Charts and diagrams as code:
+++++

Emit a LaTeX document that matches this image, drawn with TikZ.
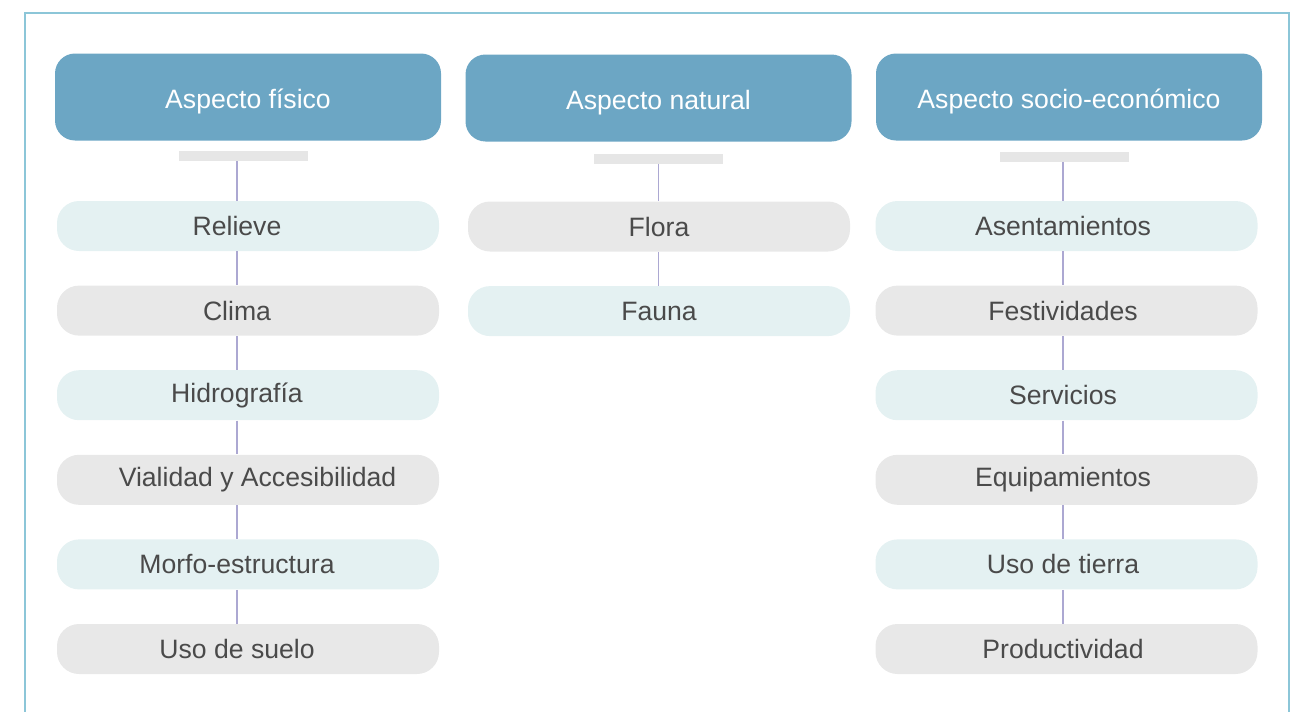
\documentclass[tikz,border=0pt]{standalone}
\usepackage{fontspec}
\setmainfont{Liberation Sans}
\usetikzlibrary{positioning}
\definecolor{headblue}{HTML}{6CA6C4}
\definecolor{itemlightfill}{HTML}{E4F1F2}
\definecolor{itemgrayfill}{HTML}{E8E8E8}
\definecolor{bargray}{HTML}{E6E6E6}
\definecolor{itemtext}{HTML}{4A4A4A}
\definecolor{linkpurple}{HTML}{ACA8D2}
\definecolor{frameblue}{HTML}{8CC6D8}

\begin{document}
\begin{tikzpicture}[x=0.5pt,y=-0.5pt,
  head/.style={fill=headblue,rounded corners=10pt,minimum width=193pt,minimum height=43.5pt,text=white,text height=11pt,text depth=0pt,font=\fontsize{13.3}{16}\selectfont},
  item/.style={rounded corners=11pt,minimum width=191pt,minimum height=25pt,text=itemtext,font=\fontsize{13.3}{16}\selectfont},
  itemlight/.style={item,fill=itemlightfill},
  itemgray/.style={item,fill=itemgrayfill},
  bar/.style={fill=bargray,minimum width=64.5pt,minimum height=5pt,inner sep=0pt},
  link/.style={draw=linkpurple,line width=0.7pt},
  nudge/.style={execute at begin node={\hspace*{#1}}},
  node distance=16.9pt]
\useasboundingbox (0,0) rectangle (1296,712);
\draw[frameblue,line width=0.8pt] (25,712) -- (25,13) -- (1289,13) -- (1289,712);

% headers
\node[head] (h1) at (248,97) {Aspecto físico};
\node[head] (h2) at (658.5,98) {Aspecto natural};
\node[head] (h3) at (1069,97) {Aspecto socio-económico};
\node[bar] (b1) at (243.5,156) {};
\node[bar] (b2) at (658.5,158.5) {};
\node[bar] (b3) at (1064.5,156.5) {};
\coordinate (l1) at (237,0);
\coordinate (l2) at (658.5,0);
\coordinate (l3) at (1063,0);

% aspecto fisico
\node[itemlight,nudge=-11pt] (r1) at (248,226) {Relieve};
\node[itemgray,nudge=-11pt,below=of r1] (r2) {Clima};
\node[itemlight,nudge=-11pt,below=of r2] (r3) {Hidrografía};
\node[itemgray,nudge=9.5pt,below=of r3] (r4) {Vialidad y Accesibilidad};
\node[itemlight,nudge=-11pt,below=of r4] (r5) {Morfo-estructura};
\node[itemgray,nudge=-11pt,below=of r5] (r6) {Uso de suelo};

% aspecto natural
\node[itemgray] (n1) at (659,226.5) {Flora};
\node[itemlight,below=of n1] (n2) {Fauna};

% aspecto socio-economico
\node[itemlight,nudge=-3.5pt] (s1) at (1066.5,226) {Asentamientos};
\node[itemgray,nudge=-3.5pt,below=of s1] (s2) {Festividades};
\node[itemlight,nudge=-3.5pt,below=of s2] (s3) {Servicios};
\node[itemgray,nudge=-3.5pt,below=of s3] (s4) {Equipamientos};
\node[itemlight,nudge=-3.5pt,below=of s4] (s5) {Uso de tierra};
\node[itemgray,nudge=-3.5pt,below=of s5] (s6) {Productividad};

\foreach \a/\b in {b1/r1,r1/r2,r2/r3,r3/r4,r4/r5,r5/r6}
  \draw[link] (\a.south -| l1) -- (\b.north -| l1);
\foreach \a/\b in {b2/n1,n1/n2}
  \draw[link] (\a.south -| l2) -- (\b.north -| l2);
\foreach \a/\b in {b3/s1,s1/s2,s2/s3,s3/s4,s4/s5,s5/s6}
  \draw[link] (\a.south -| l3) -- (\b.north -| l3);
\end{tikzpicture}
\end{document}
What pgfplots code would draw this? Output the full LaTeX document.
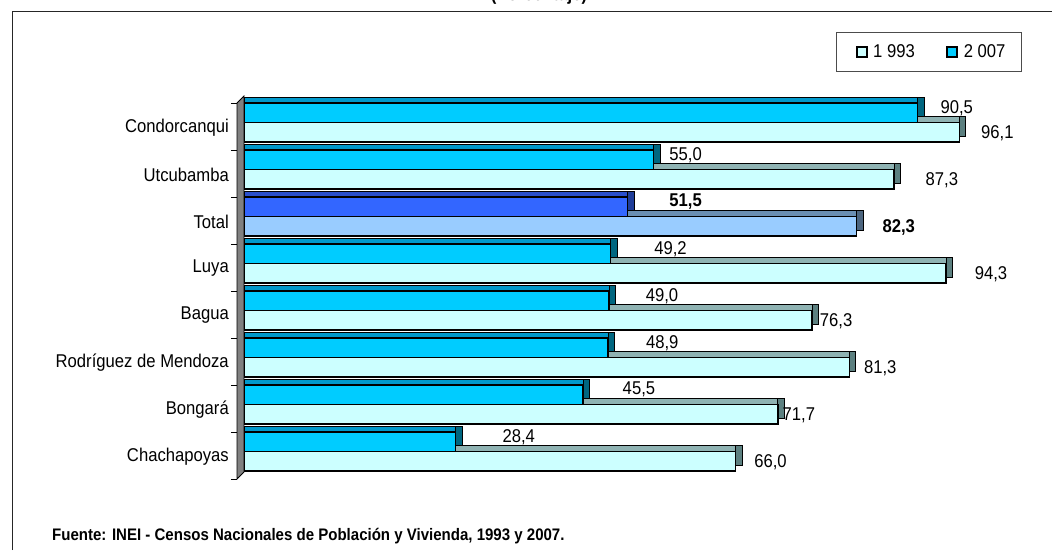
\documentclass[border=0pt]{standalone}
\usepackage{pgfplots}
\pgfplotsset{compat=1.18}
\usepackage{pgfplotstable}
\usepackage{fontspec}
\setmainfont{Liberation Sans}[FakeStretch=0.9]
\newcommand\cf{\fontsize{18.5}{20}\selectfont}

\definecolor{cA}{HTML}{CCFFFF}
\definecolor{cAtop}{HTML}{8FB3B3}
\definecolor{cAside}{HTML}{5C8080}
\definecolor{cB}{HTML}{00CCFF}
\definecolor{cBtop}{HTML}{0099CC}
\definecolor{cBside}{HTML}{006680}
\definecolor{cTA}{HTML}{99CCFF}
\definecolor{cTAtop}{HTML}{6A8FB3}
\definecolor{cTAside}{HTML}{4D6680}
\definecolor{cTB}{HTML}{3366FF}
\definecolor{cTBtop}{HTML}{2A4FCC}
\definecolor{cTBside}{HTML}{1F3D99}

% 1993 (y: 0=Chachapoyas ... 7=Condorcanqui; 5=Total separately)
\pgfplotstableread{
y x dx
0 66.0 35
1 71.7 21
2 81.3 31
3 76.3 24
4 94.3 45
6 87.3 48
7 96.1 38
}\dataA
% 2007
\pgfplotstableread{
y x dx
0 28.4 63
1 45.5 56
2 48.9 54
3 49.0 53
4 49.2 60
6 55.0 32
7 90.5 39
}\dataB
\pgfplotstableread{
y x dx
5 82.3 42
}\totA
\pgfplotstableread{
y x dx
5 51.5 58
}\totB

\begin{document}
\begin{tikzpicture}[x=1pt,y=1pt]
\useasboundingbox (0,0) rectangle (1052,550);
\begin{scope}
\clip (0,0) rectangle (1052,550);
\node[anchor=base, font=\bfseries\cf, inner sep=0pt] at (539,549) {(Porcentaje)};
\end{scope}
\draw[line width=1pt, black!85] (12,0) -- (12,538) -- (1052,538);
\node[anchor=west, inner sep=0pt, font=\bfseries\fontsize{16.7}{18}\selectfont] at (52,13.5) {Fuente: INEI - Censos Nacionales de Población y Vivienda, 1993 y 2007.};

\begin{axis}[
  at={(237pt,71pt)}, anchor=south west,
  scale only axis, width=751.4pt, height=376pt,
  xmin=-1, xmax=100, ymin=-0.585, ymax=7.415,
  clip=false,
  axis x line=none, axis y line*=left,
  y axis line style={line width=1pt},
  ytick={0,...,7},
  yticklabels={Chachapoyas,Bongará,Rodríguez de Mendoza,Bagua,Luya,Total,Utcubamba,Condorcanqui},
  yticklabel style={font=\cf, inner sep=0pt, xshift=-8pt, yshift=-5pt},
  major tick length=0pt,
  extra y ticks={-0.585,0.415,1.415,2.415,3.415,4.415,5.415,6.415,7.415},
  extra y tick labels={},
  extra y tick style={major tick length=6pt, tick align=outside, tick style={draw=black, line width=1pt}},
  bar width=0.415,
  point meta=x,
  /pgf/number format/.cd, fixed, fixed zerofill, precision=1, use comma, assume math mode=true,
  /pgfplots/.cd,
  legend image code/.code={\draw[#1, draw=black, line width=1.8pt] (0pt,-5pt) rectangle (10pt,5pt); \path (-6pt,0pt) (14pt,0pt);},
  legend style={at={(1.0447,1.1364)}, anchor=east, draw=black!70, line width=1pt,
    font=\cf, legend columns=2, inner xsep=14pt, inner ysep=10.5pt,
    /tikz/every even column/.append style={column sep=24pt}},
  lab/.style={nodes near coords={\pgfmathprintnumber{\pgfplotspointmeta}},
    visualization depends on={\thisrow{dx}\as\labdx},
    every node near coord/.append style={anchor=center, xshift=\labdx pt, font=\cf, text=black, inner sep=0pt}},
]
\fill[gray, draw=black, line width=0.8pt] (axis cs:-1,-0.585) -- (axis cs:-0.06,-0.436) -- (axis cs:-0.06,7.564) -- (axis cs:-1,7.415) -- cycle;

\addlegendimage{fill=cA}\addlegendentry{1 993}
\addlegendimage{fill=cB}\addlegendentry{2 007}

% 1993 regular
\addplot[xbar, bar shift=-0.207, fill=cAside, draw=black, line width=0.8pt, xshift=6.5pt, yshift=6pt, forget plot] table[x=x,y=y]{\dataA};
\addplot[xbar, bar shift=-0.207, fill=cAtop, draw=black, line width=0.8pt, yshift=6pt, forget plot] table[x=x,y=y]{\dataA};
\addplot[xbar, bar shift=-0.207, fill=cA, draw=black, line width=1.5pt, forget plot, lab,
  every node near coord/.append style={yshift=-11.2pt}] table[x=x,y=y]{\dataA};
% 1993 total
\addplot[xbar, bar shift=-0.207, fill=cTAside, draw=black, line width=0.8pt, xshift=6.5pt, yshift=6pt, forget plot] table[x=x,y=y]{\totA};
\addplot[xbar, bar shift=-0.207, fill=cTAtop, draw=black, line width=0.8pt, yshift=6pt, forget plot] table[x=x,y=y]{\totA};
\addplot[xbar, bar shift=-0.207, fill=cTA, draw=black, line width=1.5pt, forget plot, lab,
  every node near coord/.append style={yshift=-11.2pt, font=\bfseries\cf}] table[x=x,y=y]{\totA};
% 2007 regular
\addplot[xbar, bar shift=0.207, fill=cBside, draw=black, line width=0.8pt, xshift=6.5pt, yshift=6pt, forget plot] table[x=x,y=y]{\dataB};
\addplot[xbar, bar shift=0.207, fill=cBtop, draw=black, line width=0.8pt, yshift=6pt, forget plot] table[x=x,y=y]{\dataB};
\addplot[xbar, bar shift=0.207, fill=cB, draw=black, line width=1.5pt, forget plot, lab,
  every node near coord/.append style={yshift=14.7pt}] table[x=x,y=y]{\dataB};
% 2007 total
\addplot[xbar, bar shift=0.207, fill=cTBside, draw=black, line width=0.8pt, xshift=6.5pt, yshift=6pt, forget plot] table[x=x,y=y]{\totB};
\addplot[xbar, bar shift=0.207, fill=cTBtop, draw=black, line width=0.8pt, yshift=6pt, forget plot] table[x=x,y=y]{\totB};
\addplot[xbar, bar shift=0.207, fill=cTB, draw=black, line width=1.5pt, forget plot, lab,
  every node near coord/.append style={yshift=14.7pt, font=\bfseries\cf}] table[x=x,y=y]{\totB};
\end{axis}
\end{tikzpicture}
\end{document}
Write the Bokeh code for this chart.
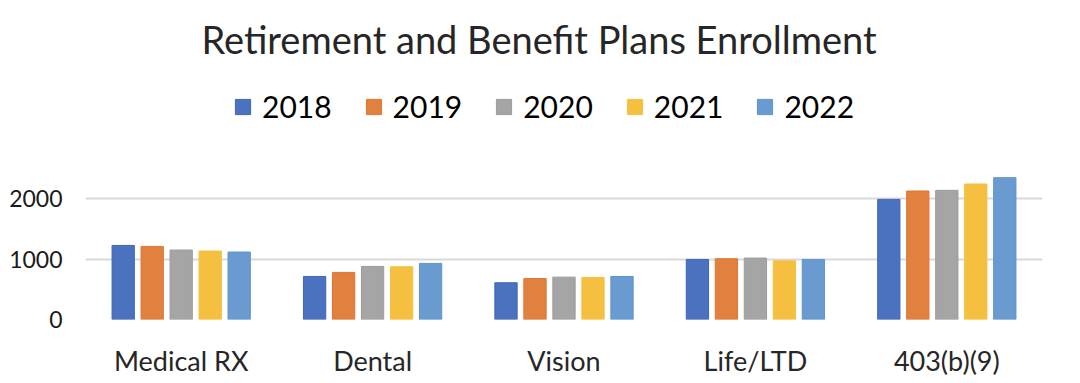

+++++

Above are the records; repeat their lines from the first through the line containing "(1289,13) -- (1289,712);", and leave out each picture.

SOLUTION:
Emit a LaTeX document that matches this image, drawn with TikZ.
\documentclass[tikz,border=0pt]{standalone}
\usepackage{fontspec}
\setmainfont{Liberation Sans}
\usetikzlibrary{positioning}
\definecolor{headblue}{HTML}{6CA6C4}
\definecolor{itemlightfill}{HTML}{E4F1F2}
\definecolor{itemgrayfill}{HTML}{E8E8E8}
\definecolor{bargray}{HTML}{E6E6E6}
\definecolor{itemtext}{HTML}{4A4A4A}
\definecolor{linkpurple}{HTML}{ACA8D2}
\definecolor{frameblue}{HTML}{8CC6D8}

\begin{document}
\begin{tikzpicture}[x=0.5pt,y=-0.5pt,
  head/.style={fill=headblue,rounded corners=10pt,minimum width=193pt,minimum height=43.5pt,text=white,text height=11pt,text depth=0pt,font=\fontsize{13.3}{16}\selectfont},
  item/.style={rounded corners=11pt,minimum width=191pt,minimum height=25pt,text=itemtext,font=\fontsize{13.3}{16}\selectfont},
  itemlight/.style={item,fill=itemlightfill},
  itemgray/.style={item,fill=itemgrayfill},
  bar/.style={fill=bargray,minimum width=64.5pt,minimum height=5pt,inner sep=0pt},
  link/.style={draw=linkpurple,line width=0.7pt},
  nudge/.style={execute at begin node={\hspace*{#1}}},
  node distance=16.9pt]
\useasboundingbox (0,0) rectangle (1296,712);
\draw[frameblue,line width=0.8pt] (25,712) -- (25,13) -- (1289,13) -- (1289,712);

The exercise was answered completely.